● Task requirements:
Reproduce all of the listing below without alteration.

● Given data:
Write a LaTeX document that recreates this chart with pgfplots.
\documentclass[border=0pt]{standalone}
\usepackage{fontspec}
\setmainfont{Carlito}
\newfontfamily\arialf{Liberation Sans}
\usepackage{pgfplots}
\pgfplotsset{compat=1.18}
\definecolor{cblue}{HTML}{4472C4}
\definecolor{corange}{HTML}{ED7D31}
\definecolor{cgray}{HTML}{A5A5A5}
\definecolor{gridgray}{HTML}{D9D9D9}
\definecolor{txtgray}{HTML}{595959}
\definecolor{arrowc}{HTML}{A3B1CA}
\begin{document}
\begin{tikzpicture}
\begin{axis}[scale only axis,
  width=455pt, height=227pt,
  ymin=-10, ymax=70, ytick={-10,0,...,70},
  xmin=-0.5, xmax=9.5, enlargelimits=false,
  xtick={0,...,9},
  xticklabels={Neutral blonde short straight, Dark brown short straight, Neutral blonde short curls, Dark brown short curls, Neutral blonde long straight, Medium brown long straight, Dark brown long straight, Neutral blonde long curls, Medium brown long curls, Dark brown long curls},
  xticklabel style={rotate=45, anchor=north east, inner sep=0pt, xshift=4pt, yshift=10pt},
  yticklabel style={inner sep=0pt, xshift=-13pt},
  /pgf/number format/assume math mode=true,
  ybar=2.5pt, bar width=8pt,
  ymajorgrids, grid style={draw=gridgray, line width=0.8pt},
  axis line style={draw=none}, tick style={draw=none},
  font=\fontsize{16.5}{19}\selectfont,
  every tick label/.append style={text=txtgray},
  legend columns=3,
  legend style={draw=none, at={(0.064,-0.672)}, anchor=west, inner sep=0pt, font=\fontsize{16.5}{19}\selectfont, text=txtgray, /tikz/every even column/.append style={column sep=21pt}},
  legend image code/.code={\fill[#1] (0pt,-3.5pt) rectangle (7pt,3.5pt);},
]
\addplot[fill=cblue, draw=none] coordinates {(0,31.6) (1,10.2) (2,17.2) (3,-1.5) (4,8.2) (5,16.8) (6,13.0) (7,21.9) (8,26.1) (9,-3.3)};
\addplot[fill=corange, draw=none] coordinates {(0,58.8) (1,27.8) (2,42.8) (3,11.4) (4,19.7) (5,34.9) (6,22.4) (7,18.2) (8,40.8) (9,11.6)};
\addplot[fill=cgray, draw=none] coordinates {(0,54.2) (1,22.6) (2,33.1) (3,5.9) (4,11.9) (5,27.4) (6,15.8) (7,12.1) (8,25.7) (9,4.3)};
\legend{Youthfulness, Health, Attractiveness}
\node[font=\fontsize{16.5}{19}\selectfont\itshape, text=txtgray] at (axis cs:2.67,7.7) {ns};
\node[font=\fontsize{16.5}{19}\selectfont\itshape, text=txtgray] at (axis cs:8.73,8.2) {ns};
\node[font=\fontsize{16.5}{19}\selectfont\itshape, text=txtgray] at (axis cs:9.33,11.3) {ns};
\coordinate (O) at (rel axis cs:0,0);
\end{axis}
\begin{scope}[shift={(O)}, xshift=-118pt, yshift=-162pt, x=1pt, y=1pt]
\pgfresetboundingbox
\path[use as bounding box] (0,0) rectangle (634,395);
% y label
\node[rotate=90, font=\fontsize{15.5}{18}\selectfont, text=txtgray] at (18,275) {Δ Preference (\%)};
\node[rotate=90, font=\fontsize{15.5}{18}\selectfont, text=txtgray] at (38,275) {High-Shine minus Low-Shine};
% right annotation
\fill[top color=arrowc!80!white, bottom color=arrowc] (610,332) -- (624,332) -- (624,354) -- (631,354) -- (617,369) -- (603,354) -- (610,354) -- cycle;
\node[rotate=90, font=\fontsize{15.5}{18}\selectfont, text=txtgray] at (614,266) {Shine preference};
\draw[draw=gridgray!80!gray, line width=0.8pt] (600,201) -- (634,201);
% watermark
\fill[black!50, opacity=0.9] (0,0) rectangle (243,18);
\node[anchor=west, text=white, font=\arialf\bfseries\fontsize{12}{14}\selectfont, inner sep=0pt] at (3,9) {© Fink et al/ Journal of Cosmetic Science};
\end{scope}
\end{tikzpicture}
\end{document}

● Response to this task:
Write a LaTeX document that recreates this chart with pgfplots.
\documentclass[border=0pt]{standalone}
\usepackage{fontspec}
\setmainfont{Carlito}
\newfontfamily\arialf{Liberation Sans}
\usepackage{pgfplots}
\pgfplotsset{compat=1.18}
\definecolor{cblue}{HTML}{4472C4}
\definecolor{corange}{HTML}{ED7D31}
\definecolor{cgray}{HTML}{A5A5A5}
\definecolor{gridgray}{HTML}{D9D9D9}
\definecolor{txtgray}{HTML}{595959}
\definecolor{arrowc}{HTML}{A3B1CA}
\begin{document}
\begin{tikzpicture}
\begin{axis}[scale only axis,
  width=455pt, height=227pt,
  ymin=-10, ymax=70, ytick={-10,0,...,70},
  xmin=-0.5, xmax=9.5, enlargelimits=false,
  xtick={0,...,9},
  xticklabels={Neutral blonde short straight, Dark brown short straight, Neutral blonde short curls, Dark brown short curls, Neutral blonde long straight, Medium brown long straight, Dark brown long straight, Neutral blonde long curls, Medium brown long curls, Dark brown long curls},
  xticklabel style={rotate=45, anchor=north east, inner sep=0pt, xshift=4pt, yshift=10pt},
  yticklabel style={inner sep=0pt, xshift=-13pt},
  /pgf/number format/assume math mode=true,
  ybar=2.5pt, bar width=8pt,
  ymajorgrids, grid style={draw=gridgray, line width=0.8pt},
  axis line style={draw=none}, tick style={draw=none},
  font=\fontsize{16.5}{19}\selectfont,
  every tick label/.append style={text=txtgray},
  legend columns=3,
  legend style={draw=none, at={(0.064,-0.672)}, anchor=west, inner sep=0pt, font=\fontsize{16.5}{19}\selectfont, text=txtgray, /tikz/every even column/.append style={column sep=21pt}},
  legend image code/.code={\fill[#1] (0pt,-3.5pt) rectangle (7pt,3.5pt);},
]
\addplot[fill=cblue, draw=none] coordinates {(0,31.6) (1,10.2) (2,17.2) (3,-1.5) (4,8.2) (5,16.8) (6,13.0) (7,21.9) (8,26.1) (9,-3.3)};
\addplot[fill=corange, draw=none] coordinates {(0,58.8) (1,27.8) (2,42.8) (3,11.4) (4,19.7) (5,34.9) (6,22.4) (7,18.2) (8,40.8) (9,11.6)};
\addplot[fill=cgray, draw=none] coordinates {(0,54.2) (1,22.6) (2,33.1) (3,5.9) (4,11.9) (5,27.4) (6,15.8) (7,12.1) (8,25.7) (9,4.3)};
\legend{Youthfulness, Health, Attractiveness}
\node[font=\fontsize{16.5}{19}\selectfont\itshape, text=txtgray] at (axis cs:2.67,7.7) {ns};
\node[font=\fontsize{16.5}{19}\selectfont\itshape, text=txtgray] at (axis cs:8.73,8.2) {ns};
\node[font=\fontsize{16.5}{19}\selectfont\itshape, text=txtgray] at (axis cs:9.33,11.3) {ns};
\coordinate (O) at (rel axis cs:0,0);
\end{axis}
\begin{scope}[shift={(O)}, xshift=-118pt, yshift=-162pt, x=1pt, y=1pt]
\pgfresetboundingbox
\path[use as bounding box] (0,0) rectangle (634,395);
% y label
\node[rotate=90, font=\fontsize{15.5}{18}\selectfont, text=txtgray] at (18,275) {Δ Preference (\%)};
\node[rotate=90, font=\fontsize{15.5}{18}\selectfont, text=txtgray] at (38,275) {High-Shine minus Low-Shine};
% right annotation
\fill[top color=arrowc!80!white, bottom color=arrowc] (610,332) -- (624,332) -- (624,354) -- (631,354) -- (617,369) -- (603,354) -- (610,354) -- cycle;
\node[rotate=90, font=\fontsize{15.5}{18}\selectfont, text=txtgray] at (614,266) {Shine preference};
\draw[draw=gridgray!80!gray, line width=0.8pt] (600,201) -- (634,201);
% watermark
\fill[black!50, opacity=0.9] (0,0) rectangle (243,18);
\node[anchor=west, text=white, font=\arialf\bfseries\fontsize{12}{14}\selectfont, inner sep=0pt] at (3,9) {© Fink et al/ Journal of Cosmetic Science};
\end{scope}
\end{tikzpicture}
\end{document}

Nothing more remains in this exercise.